Unbreakable Kimmy Schmidt, the new Tina Fey-helmed Netflix series out on March 6, bypasses the typical sitcom tropes about a girl trying to make it in New York in favor of something more extreme. Kimmy (Ellie Kemper) isn’t adorably hapless because she grew up in Nowheresville or graduated from a prestigious, albeit sheltered, liberal arts school. Kimmy owes her wide-eyed naivety to the doomsday cult that imprisoned her - or convinced her to imprison herself.
The pilot episode opens with Kimmy and three other captives being rescued by a SWAT team; the group was hunkered down in an underground bunker for several years after a cult leader convinced them they’d survived the apocalypse. After flying to New York for the requisite morning news interview, the rest of the women return to the life they knew. Kimmy doesn't, opting to instead stay in New York and savor her newfound freedoms: Eating candy for dinner, drinking, and dancing. (“Dancing’s about butts now,” she gleefully observes.) All in all, her transition from cult life to civilian life as seamless as it is innocuously entertaining, which left us wondering how accurate the show was.
Naturally, we called up a cult expert and asked.
Rick Ross (no, not that one) is a consultant, author, and founder of the Cult Education Institute.
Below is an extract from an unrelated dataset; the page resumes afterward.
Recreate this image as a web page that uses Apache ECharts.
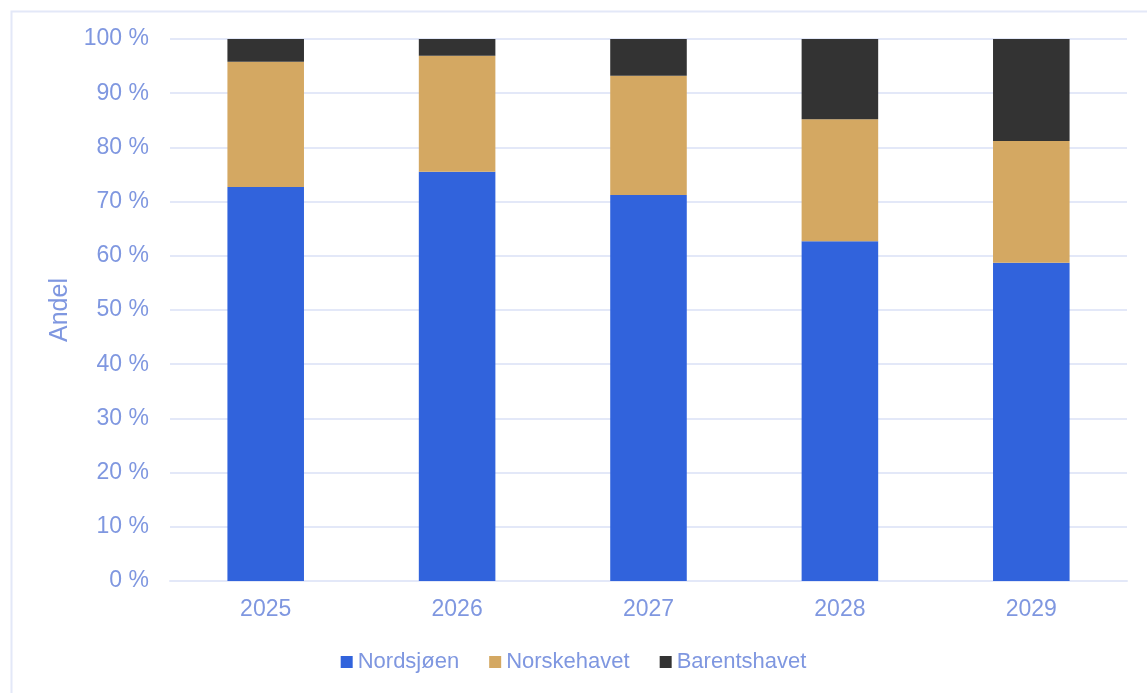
<!DOCTYPE html>
<html>
<head>
<meta charset="utf-8">
<script src="https://cdn.jsdelivr.net/npm/echarts@6/dist/echarts.min.js"></script>
<style>html,body{margin:0;padding:0;background:#fff;}#c{width:1147px;height:693px;}</style>
</head>
<body>
<div id="c"></div>
<script>
var categories = ['2025', '2026', '2027', '2028', '2029'];
var nordsjoen = [72.7, 75.5, 71.2, 62.7, 58.7];
var norskehavet = [23.1, 21.4, 22.0, 22.5, 22.5];
var barentshavet = [4.2, 3.1, 6.8, 14.8, 18.8];
var seriesNames = ['Nordsjøen', 'Norskehavet', 'Barentshavet'];
var colors = ['#3163DC', '#D4A862', '#333333'];

var textColor = '#7F97E0';
var font = 'Liberation Sans, Arial, sans-serif';
var chart = echarts.init(document.getElementById('c'));
var data = [nordsjoen, norskehavet, barentshavet];
chart.setOption({
  animation: false,
  color: colors,
  graphic: [{
    type: 'rect', left: 9, top: 9, shape: {width: 1200, height: 700},
    style: {fill: 'none', stroke: '#E3E8F8', lineWidth: 2}, silent: true, z: -1
  }],
  grid: {left: 170, right: 20, top: 39, bottom: 112},
  legend: {
    bottom: 15, left: 'center', itemWidth: 12, itemHeight: 12, itemGap: 30,
    icon: 'rect',
    textStyle: {color: textColor, fontSize: 22, fontFamily: font, padding: [0, 0, 0, 0]},
    data: seriesNames
  },
  xAxis: {
    type: 'category', data: categories,
    axisLine: {lineStyle: {color: '#E3E8F8', width: 2}},
    axisTick: {show: false},
    axisLabel: {color: textColor, fontSize: 23, fontFamily: font, margin: 17}
  },
  yAxis: {
    type: 'value', min: 0, max: 100, interval: 10,
    name: 'Andel', nameLocation: 'middle', nameGap: 96, nameRotate: 90,
    nameTextStyle: {color: textColor, fontSize: 25, fontFamily: font},
    axisLine: {show: false}, axisTick: {show: false},
    axisLabel: {color: textColor, fontSize: 23, fontFamily: font, margin: 21, formatter: '{value} %',
      padding: [3, 0, 0, 0]},
    splitLine: {lineStyle: {color: '#E3E8F8', width: 2}}
  },
  series: seriesNames.map(function (n, i) {
    return {
      name: n, type: 'bar', stack: 'total', barWidth: '40%',
      data: data[i],
      itemStyle: {color: colors[i]}
    };
  })
});
</script>
</body>
</html>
He’s been a opponent of cults for several decades, and was even embroiled in a lawsuit for his controversial deprogramming methods. Ross has only seen the Unbreakable Kimmy Schmidt trailer, but had several immediate reactions to the way that cult life was portrayed.
The bunker, he points out, isn't at all ridiculous. “There have been cult groups that are Doomsday groups that have a charismatic leader...who persuades the members of the group to isolate themselves in a compound or even an underground bunker," he says, pointing to a recent example from Russia, where some young believer had never even seen daylight before being rescued. But, because most cults don’t isolate people in compounds or bunkers, Ross called the doomsday cult on Unbreakable Kimmy Schmidt “extreme.”
As for Kimmy's compatriot's decisions to return to their bunker, Ross chalks this sort of apparently common behavior up to cognitive dissonance, noting that some cult members will do anything to avoid admitting that their life was a lie. The think, he says, goes something like this: “Rather than go through that humiliation and recognition, I prefer to continue to believe in the group and I will go back to the group.”
Ross points out that the fish-out-of-water premise of the show speaks to the experience of many cult members, particularly the young men thrown out of polygamist communities. Ross refers to these exiles as the “lost boys” and adds that shades of the polygamist community are also present in Kimmy Schmidt.
“The way in which the women are dressed and the way they wear their hair they look exactly almost like the FLDS polygamist women," he says.
As far as cults in pop culture go, there are definitely more accurate representations out there - like the 2011 thriller Martha Marcy May Marlene, which handled the post-traumatic stress disorder that comes along with escaping a cult. But Unbreakable Kimmy Schmidt is, above all else, a comedy, and it turns out that cult experts can have a sense of humor as well.
“I’ll probably binge watch it,” says Ross.